Tras una cálida noche bajo el edredón de pluma y con la calefacción estática encendida, me levanto por la mañana muy temprano. Salgo a la fría mañana congelada y camino al abrigo de mi plumífero y embozado en mi gorro de lana al encuentro con el despertar de las grullas. El trompeteo resuena nuevamente sobre mi cabeza y en mis oídos (bueno, en realidad no han callado en toda la noche). Los grandes bandos despegan una vez más y trazan finas líneas horizontales en el aire frío de la mañana. Finas líneas paralelas a las también enormes superficies horizontales del embalse y llanuras circundantes.

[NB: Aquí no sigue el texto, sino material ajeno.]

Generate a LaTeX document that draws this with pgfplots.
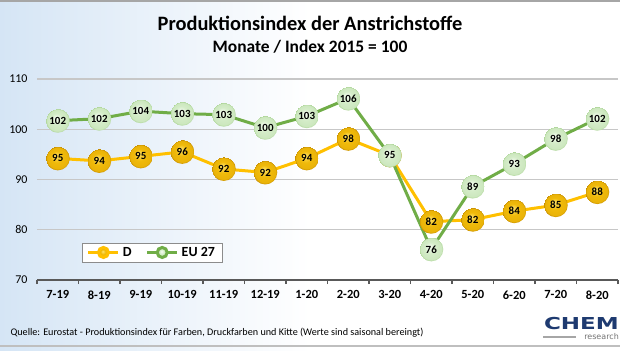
\documentclass[border=0pt]{standalone}
\usepackage{fontspec}
\setmainfont{Carlito}
\newfontfamily\logofont{DejaVu Sans}
\usepackage{pgfplots}
\pgfplotsset{compat=1.18}
\definecolor{dline}{RGB}{255,192,0}
\definecolor{eline}{RGB}{112,173,71}
\definecolor{bgblue}{RGB}{158,196,232}
\definecolor{bgmid}{RGB}{208,226,244}
\definecolor{gold1}{RGB}{255,228,110}
\definecolor{gold2}{RGB}{240,186,10}
\definecolor{gold3}{RGB}{196,140,0}
\definecolor{grn1}{RGB}{246,252,242}
\definecolor{grn2}{RGB}{212,236,200}
\definecolor{grn3}{RGB}{172,212,150}
\definecolor{navy}{RGB}{30,58,112}
\pgfdeclarehorizontalshading{bgshade}{100bp}{color(0bp)=(bgblue); color(22bp)=(bgmid); color(50bp)=(white); color(100bp)=(white)}
\pgfdeclareradialshading{goldball}{\pgfpoint{-4bp}{6bp}}{color(0bp)=(gold1); color(12bp)=(gold2); color(22bp)=(gold2!85!gold3); color(25bp)=(gold3)}
\pgfdeclareradialshading{greenball}{\pgfpoint{-4bp}{6bp}}{color(0bp)=(grn1); color(12bp)=(grn2); color(22bp)=(grn2!80!grn3); color(25bp)=(grn3)}
\begin{document}
\begin{tikzpicture}[x=1bp,y=1bp]
\shade[shading=bgshade] (0,0) rectangle (620,350);
\useasboundingbox (0,0) rectangle (620,350);
\fill[black!35] (0,348) rectangle (620,350);
\fill[black!25] (0,3) rectangle (620,5);
\node[font=\bfseries\fontsize{20.5}{22}\selectfont] at (310,327) {Produktionsindex der Anstrichstoffe};
\node[font=\bfseries\fontsize{17.5}{19}\selectfont] at (310,303) {Monate / Index 2015 = 100};
\begin{axis}[
  at={(37bp,70bp)}, anchor=south west,
  scale only axis, width=581bp, height=201bp,
  xmin=-0.5, xmax=13.5, ymin=70, ymax=110,
  clip=false,
  axis x line*=bottom, axis y line*=left,
  separate axis lines,
  x axis line style={draw=black!65, line width=1.5pt, -},
  y axis line style={draw=none},
  ytick={70,80,...,110},
  ymajorgrids,
  grid style={draw=black!22, line width=1.2pt},
  ytick style={draw=none},
  xtick={0,...,13},
  xticklabels={7-19,8-19,9-19,10-19,11-19,12-19,1-20,2-20,3-20,4-20,5-20,6-20,7-20,8-20},
  major x tick style={draw=none},
  minor xtick={-0.5,0.5,...,13.5},
  xtick align=outside,
  minor tick length=4bp,
  minor x tick style={draw=black!65, line width=1.2pt},
  xticklabel style={font=\bfseries\fontsize{12.5}{14}\selectfont, yshift=-3bp},
  yticklabel style={font=\fontsize{12}{14}\selectfont, xshift=-6bp},
  /pgf/number format/assume math mode=true,
  legend style={at={(0.077,0.137)}, anchor=west, legend columns=2, draw=black!45, fill=white,
    font=\bfseries\fontsize{14}{16}\selectfont, inner ysep=2bp, inner xsep=5bp,
    /tikz/every odd column/.append style={column sep=1bp},
    /tikz/every even column/.append style={column sep=12bp}},
]
\addplot[dline, line width=3bp, mark=none, nodes near coords, point meta=explicit symbolic,
  every node near coord/.append style={anchor=center, circle, shade, shading=goldball, minimum size=24bp, inner sep=0pt, text=black, font=\bfseries\fontsize{11}{12}\selectfont},
  legend image code/.code={\draw[dline,line width=3bp] (0bp,0bp) -- (30bp,0bp); \shade[shading=goldball] (15bp,0bp) circle (5bp);}]
coordinates {(0,94.2)[95] (1,93.7)[94] (2,94.6)[95] (3,95.5)[96] (4,92.1)[92] (5,91.4)[92] (6,94.2)[94] (7,98.1)[98] (8,94.8)[95] (9,81.6)[82] (10,82.0)[82] (11,83.7)[84] (12,84.9)[85] (13,87.5)[88]};
\addlegendentry{D}
\addplot[eline, line width=3bp, mark=none, nodes near coords, point meta=explicit symbolic,
  every node near coord/.append style={anchor=center, circle, shade, shading=greenball, minimum size=24bp, inner sep=0pt, text=black, font=\bfseries\fontsize{11}{12}\selectfont},
  legend image code/.code={\draw[eline,line width=3bp] (0bp,0bp) -- (30bp,0bp); \shade[shading=greenball] (15bp,0bp) circle (5bp);}]
coordinates {(0,101.7)[102] (1,102.1)[102] (2,103.6)[104] (3,103.1)[103] (4,102.9)[103] (5,100.3)[100] (6,102.6)[103] (7,106.1)[106] (8,94.8)[95] (9,76.1)[76] (10,88.6)[89] (11,93.1)[93] (12,98.1)[98] (13,102.1)[102]};
\addlegendentry{EU 27}
\end{axis}
\node[anchor=west, font=\fontsize{10.2}{11}\selectfont] at (7,17) {Quelle: Eurostat - Produktionsindex für Farben, Druckfarben und Kitte (Werte sind saisonal bereingt)};
\node[anchor=east, inner sep=0pt, text=navy, font=\logofont\bfseries\fontsize{16.5}{17}\selectfont] at (619,26) {\scalebox{1.4}[1]{CHEM}};
\node[anchor=east, inner sep=0pt, text=black!55, font=\logofont\fontsize{8}{9}\selectfont] at (619,13) {research};
\draw[black!35, line width=1.5bp] (543,13) -- (576,13);
\end{tikzpicture}
\end{document}
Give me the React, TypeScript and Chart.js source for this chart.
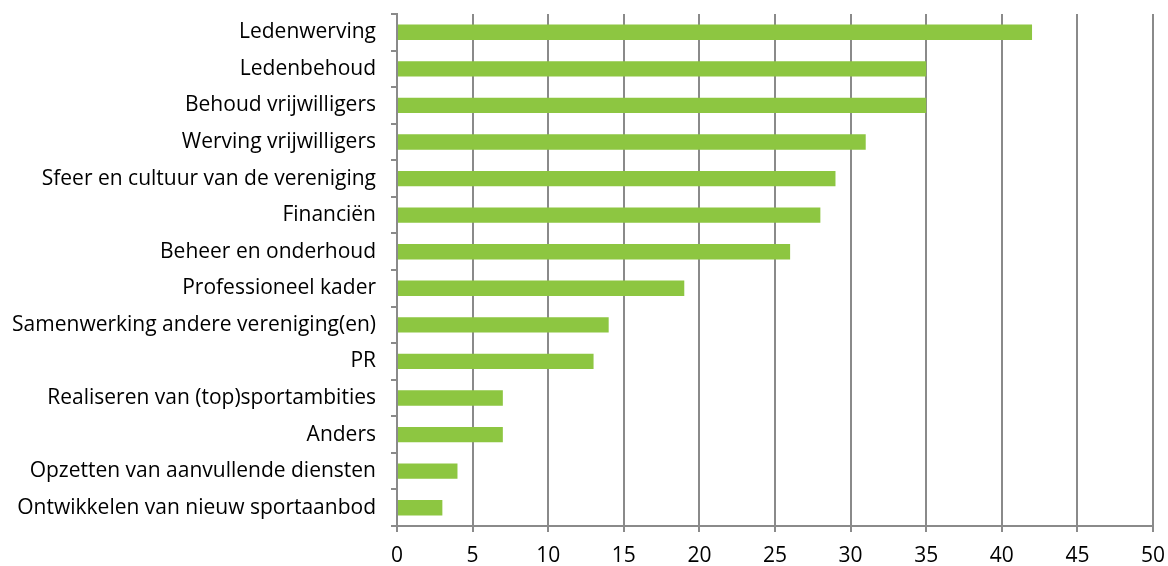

Y en mi cabeza bulle el fuerte contraste de la horizontalidad que tengo delante, con las brutales paredes verticales de terrenos congelados, mixtos, inhumanos, por donde transcurrieron unas aventuras increíbles que creo haber soñado durante la noche. No sé si existieron, parecen un sueño. Y tal vez lo sean. Una invención de mi subconsciente que construyó personajes inverosímiles como Kukuczka, Kurtyka, Wielicki, Wanda, Hajzer y tantos otros. Pienso en ellos mientras los tonos rosados del amanecer invaden la atmósfera y el cielo. Las grullas me sobrevuelan con sus cánticos mágicos formando uves flexibles y maleables en la levedad del aire frío de esta mañana. Pienso en ellos. Fueron los mejores. Los escaladores de la libertad.